= WHAT THE EXERCISE ASKS =
Your task is to retype the lines from the opening of the material through the line that includes "not in holidays]". Do not copy the pictures.

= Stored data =

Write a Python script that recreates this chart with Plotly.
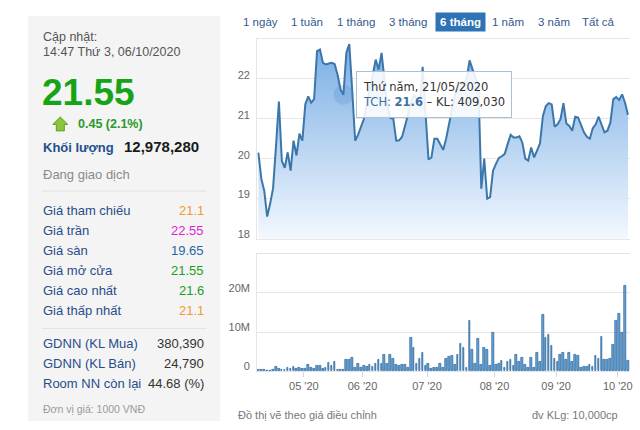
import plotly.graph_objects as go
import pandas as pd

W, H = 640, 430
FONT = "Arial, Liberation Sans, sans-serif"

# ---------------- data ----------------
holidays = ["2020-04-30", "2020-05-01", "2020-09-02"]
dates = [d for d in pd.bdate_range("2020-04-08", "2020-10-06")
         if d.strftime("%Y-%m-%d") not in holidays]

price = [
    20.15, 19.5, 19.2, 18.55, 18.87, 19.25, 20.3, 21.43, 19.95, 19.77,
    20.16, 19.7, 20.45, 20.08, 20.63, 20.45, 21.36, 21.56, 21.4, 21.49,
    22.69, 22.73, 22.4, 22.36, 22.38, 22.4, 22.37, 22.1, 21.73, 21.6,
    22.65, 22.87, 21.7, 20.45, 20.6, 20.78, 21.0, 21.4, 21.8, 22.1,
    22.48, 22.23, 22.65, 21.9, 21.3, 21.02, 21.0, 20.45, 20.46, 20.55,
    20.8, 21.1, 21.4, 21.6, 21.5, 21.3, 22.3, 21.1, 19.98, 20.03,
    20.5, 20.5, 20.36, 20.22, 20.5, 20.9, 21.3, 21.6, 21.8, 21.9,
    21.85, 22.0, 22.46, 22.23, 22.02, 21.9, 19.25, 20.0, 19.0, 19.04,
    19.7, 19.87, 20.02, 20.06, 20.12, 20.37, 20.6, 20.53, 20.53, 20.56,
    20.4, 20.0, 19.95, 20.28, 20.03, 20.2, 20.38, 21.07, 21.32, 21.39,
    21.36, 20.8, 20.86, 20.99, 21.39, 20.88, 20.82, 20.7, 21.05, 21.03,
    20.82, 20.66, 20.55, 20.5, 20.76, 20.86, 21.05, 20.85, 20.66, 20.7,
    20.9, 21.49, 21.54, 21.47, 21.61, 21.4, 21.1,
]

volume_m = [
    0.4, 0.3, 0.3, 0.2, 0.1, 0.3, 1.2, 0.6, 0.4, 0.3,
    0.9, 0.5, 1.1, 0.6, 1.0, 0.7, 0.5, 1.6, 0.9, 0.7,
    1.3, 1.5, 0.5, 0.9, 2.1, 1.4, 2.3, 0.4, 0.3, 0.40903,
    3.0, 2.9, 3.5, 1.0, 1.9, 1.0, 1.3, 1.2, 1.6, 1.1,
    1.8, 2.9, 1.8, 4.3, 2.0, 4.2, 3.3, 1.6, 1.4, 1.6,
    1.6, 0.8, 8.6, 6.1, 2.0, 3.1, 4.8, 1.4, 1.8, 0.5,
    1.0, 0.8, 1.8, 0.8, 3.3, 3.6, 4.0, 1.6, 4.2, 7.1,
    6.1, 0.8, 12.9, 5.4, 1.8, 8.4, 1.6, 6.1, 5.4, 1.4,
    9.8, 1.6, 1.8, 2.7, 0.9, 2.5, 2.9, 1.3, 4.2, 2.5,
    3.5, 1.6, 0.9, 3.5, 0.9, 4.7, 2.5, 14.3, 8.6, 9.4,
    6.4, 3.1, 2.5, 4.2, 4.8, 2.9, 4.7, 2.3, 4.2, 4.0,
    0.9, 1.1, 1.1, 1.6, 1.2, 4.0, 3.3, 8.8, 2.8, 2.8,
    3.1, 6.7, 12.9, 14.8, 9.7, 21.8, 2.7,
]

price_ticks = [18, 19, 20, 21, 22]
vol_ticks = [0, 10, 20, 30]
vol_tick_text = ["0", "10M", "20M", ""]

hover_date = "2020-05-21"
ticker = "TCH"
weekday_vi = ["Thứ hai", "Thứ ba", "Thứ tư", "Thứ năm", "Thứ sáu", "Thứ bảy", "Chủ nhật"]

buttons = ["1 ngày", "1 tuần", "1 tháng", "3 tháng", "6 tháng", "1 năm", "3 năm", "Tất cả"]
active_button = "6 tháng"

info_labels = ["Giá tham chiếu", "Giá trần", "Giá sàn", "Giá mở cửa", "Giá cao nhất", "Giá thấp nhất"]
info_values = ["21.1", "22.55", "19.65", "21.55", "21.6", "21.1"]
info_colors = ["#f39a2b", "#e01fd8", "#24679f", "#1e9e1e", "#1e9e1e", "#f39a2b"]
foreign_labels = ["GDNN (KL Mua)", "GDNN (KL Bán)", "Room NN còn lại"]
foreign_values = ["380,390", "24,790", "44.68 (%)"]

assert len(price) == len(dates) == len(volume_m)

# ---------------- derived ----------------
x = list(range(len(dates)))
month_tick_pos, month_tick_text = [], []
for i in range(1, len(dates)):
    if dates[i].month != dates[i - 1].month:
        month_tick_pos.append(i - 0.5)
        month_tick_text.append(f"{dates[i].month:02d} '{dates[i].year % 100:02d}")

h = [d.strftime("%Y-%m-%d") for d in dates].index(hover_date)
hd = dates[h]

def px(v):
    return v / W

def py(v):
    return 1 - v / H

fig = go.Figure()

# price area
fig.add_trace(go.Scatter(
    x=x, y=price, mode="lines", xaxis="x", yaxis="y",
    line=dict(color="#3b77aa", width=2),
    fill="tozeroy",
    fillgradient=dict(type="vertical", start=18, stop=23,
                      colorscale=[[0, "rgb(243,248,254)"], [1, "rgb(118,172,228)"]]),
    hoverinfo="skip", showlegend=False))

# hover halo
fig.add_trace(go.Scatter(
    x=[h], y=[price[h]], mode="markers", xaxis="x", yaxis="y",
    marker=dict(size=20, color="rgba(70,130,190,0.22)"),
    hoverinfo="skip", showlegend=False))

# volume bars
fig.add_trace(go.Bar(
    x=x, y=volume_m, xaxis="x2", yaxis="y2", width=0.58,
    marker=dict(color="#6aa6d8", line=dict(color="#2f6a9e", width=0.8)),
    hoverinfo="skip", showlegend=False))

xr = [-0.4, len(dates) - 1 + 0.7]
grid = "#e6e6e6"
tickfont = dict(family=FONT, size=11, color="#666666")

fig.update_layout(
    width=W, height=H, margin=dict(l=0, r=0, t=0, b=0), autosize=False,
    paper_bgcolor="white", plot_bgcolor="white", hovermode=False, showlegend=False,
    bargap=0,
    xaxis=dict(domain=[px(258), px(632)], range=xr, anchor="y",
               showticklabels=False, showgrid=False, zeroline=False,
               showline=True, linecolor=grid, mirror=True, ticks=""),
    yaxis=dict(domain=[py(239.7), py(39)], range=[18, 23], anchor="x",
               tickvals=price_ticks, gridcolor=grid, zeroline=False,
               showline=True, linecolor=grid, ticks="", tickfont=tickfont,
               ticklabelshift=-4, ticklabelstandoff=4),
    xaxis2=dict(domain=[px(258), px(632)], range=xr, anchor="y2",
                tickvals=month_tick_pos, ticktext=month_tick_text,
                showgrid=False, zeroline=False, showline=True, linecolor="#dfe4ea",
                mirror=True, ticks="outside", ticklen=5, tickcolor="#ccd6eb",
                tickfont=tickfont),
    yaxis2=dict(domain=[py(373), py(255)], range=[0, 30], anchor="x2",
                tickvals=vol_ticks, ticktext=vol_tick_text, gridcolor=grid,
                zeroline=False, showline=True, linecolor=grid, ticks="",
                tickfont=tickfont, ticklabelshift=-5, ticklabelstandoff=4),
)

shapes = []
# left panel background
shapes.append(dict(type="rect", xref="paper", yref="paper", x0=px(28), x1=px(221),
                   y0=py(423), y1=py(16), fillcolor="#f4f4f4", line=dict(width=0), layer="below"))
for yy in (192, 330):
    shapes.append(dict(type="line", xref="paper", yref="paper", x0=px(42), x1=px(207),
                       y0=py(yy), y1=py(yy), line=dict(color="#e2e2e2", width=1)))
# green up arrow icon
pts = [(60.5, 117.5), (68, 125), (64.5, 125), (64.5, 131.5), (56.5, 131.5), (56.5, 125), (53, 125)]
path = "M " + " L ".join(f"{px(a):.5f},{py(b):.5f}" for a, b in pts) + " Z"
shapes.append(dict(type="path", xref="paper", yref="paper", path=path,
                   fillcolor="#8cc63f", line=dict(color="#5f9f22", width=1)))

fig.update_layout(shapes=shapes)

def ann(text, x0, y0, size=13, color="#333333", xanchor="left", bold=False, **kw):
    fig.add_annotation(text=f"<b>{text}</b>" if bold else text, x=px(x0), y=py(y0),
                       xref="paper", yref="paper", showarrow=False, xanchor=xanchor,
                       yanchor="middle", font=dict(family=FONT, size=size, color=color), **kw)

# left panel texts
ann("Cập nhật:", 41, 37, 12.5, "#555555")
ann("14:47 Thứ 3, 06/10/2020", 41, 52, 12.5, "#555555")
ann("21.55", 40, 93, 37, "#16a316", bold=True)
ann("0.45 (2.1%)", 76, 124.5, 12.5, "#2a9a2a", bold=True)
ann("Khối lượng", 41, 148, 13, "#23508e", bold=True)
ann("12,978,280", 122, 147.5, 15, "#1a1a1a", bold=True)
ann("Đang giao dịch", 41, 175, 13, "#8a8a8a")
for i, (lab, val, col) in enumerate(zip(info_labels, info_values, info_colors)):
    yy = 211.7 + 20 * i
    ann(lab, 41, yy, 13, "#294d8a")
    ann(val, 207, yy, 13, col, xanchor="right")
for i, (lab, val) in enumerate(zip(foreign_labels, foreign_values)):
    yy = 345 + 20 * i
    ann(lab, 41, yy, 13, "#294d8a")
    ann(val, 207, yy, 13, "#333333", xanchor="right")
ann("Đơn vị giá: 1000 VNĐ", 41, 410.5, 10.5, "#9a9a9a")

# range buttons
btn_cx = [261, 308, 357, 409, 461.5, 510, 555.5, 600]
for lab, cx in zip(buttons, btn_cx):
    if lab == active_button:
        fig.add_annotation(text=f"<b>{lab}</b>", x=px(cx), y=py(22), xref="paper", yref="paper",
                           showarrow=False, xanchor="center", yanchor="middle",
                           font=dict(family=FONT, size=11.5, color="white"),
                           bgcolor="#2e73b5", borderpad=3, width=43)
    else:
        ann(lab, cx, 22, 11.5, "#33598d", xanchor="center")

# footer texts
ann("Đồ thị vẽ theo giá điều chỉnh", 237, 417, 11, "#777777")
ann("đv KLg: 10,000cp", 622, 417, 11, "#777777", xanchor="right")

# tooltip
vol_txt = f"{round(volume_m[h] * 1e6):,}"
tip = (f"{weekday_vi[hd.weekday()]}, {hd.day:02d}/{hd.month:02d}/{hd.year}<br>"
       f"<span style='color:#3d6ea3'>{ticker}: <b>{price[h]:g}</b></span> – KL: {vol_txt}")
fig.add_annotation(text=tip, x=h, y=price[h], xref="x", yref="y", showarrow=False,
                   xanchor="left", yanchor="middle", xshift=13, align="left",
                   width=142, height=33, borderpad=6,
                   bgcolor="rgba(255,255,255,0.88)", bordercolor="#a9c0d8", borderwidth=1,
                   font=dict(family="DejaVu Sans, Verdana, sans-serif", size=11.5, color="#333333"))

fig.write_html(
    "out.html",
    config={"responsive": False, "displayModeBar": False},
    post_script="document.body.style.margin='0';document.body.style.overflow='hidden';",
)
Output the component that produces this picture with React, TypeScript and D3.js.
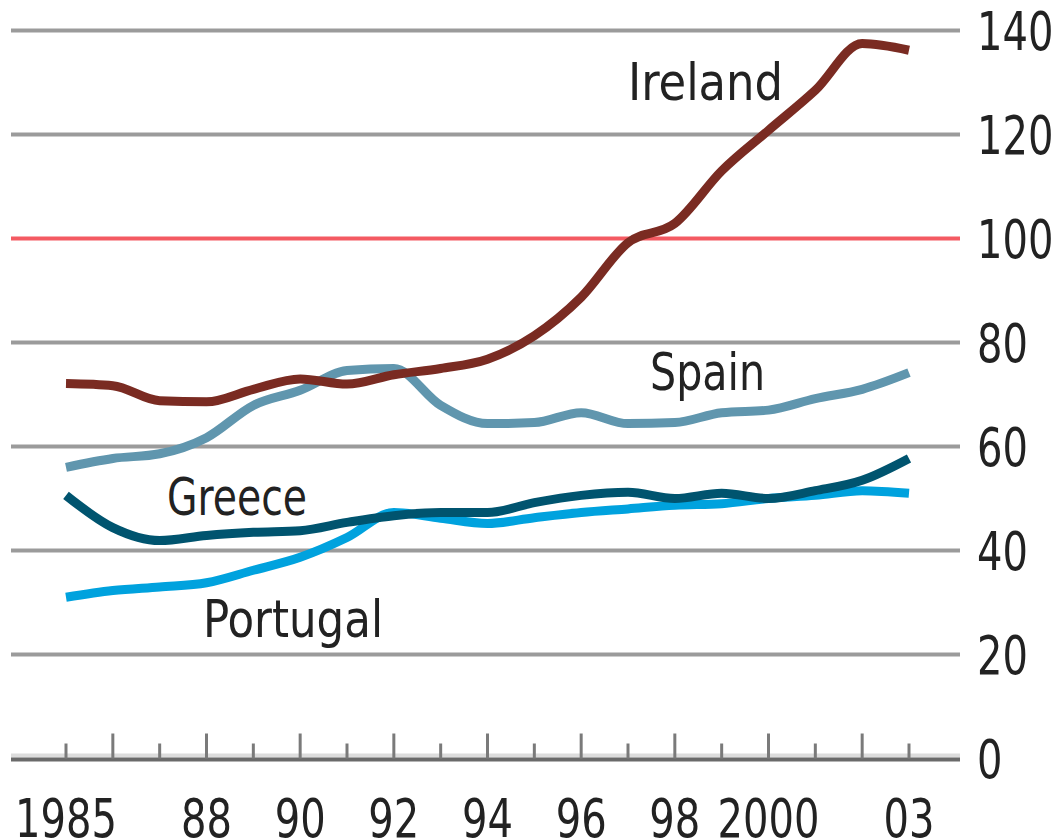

= SOLUTION TO THIS TASK =
Write a Python script that recreates this chart with Plotly.
import plotly.graph_objects as go
import pandas as pd

W, H = 640, 430
FONT = "Arial, Liberation Sans, sans-serif"

# ---------------- data ----------------
holidays = ["2020-04-30", "2020-05-01", "2020-09-02"]
dates = [d for d in pd.bdate_range("2020-04-08", "2020-10-06")
         if d.strftime("%Y-%m-%d") not in holidays]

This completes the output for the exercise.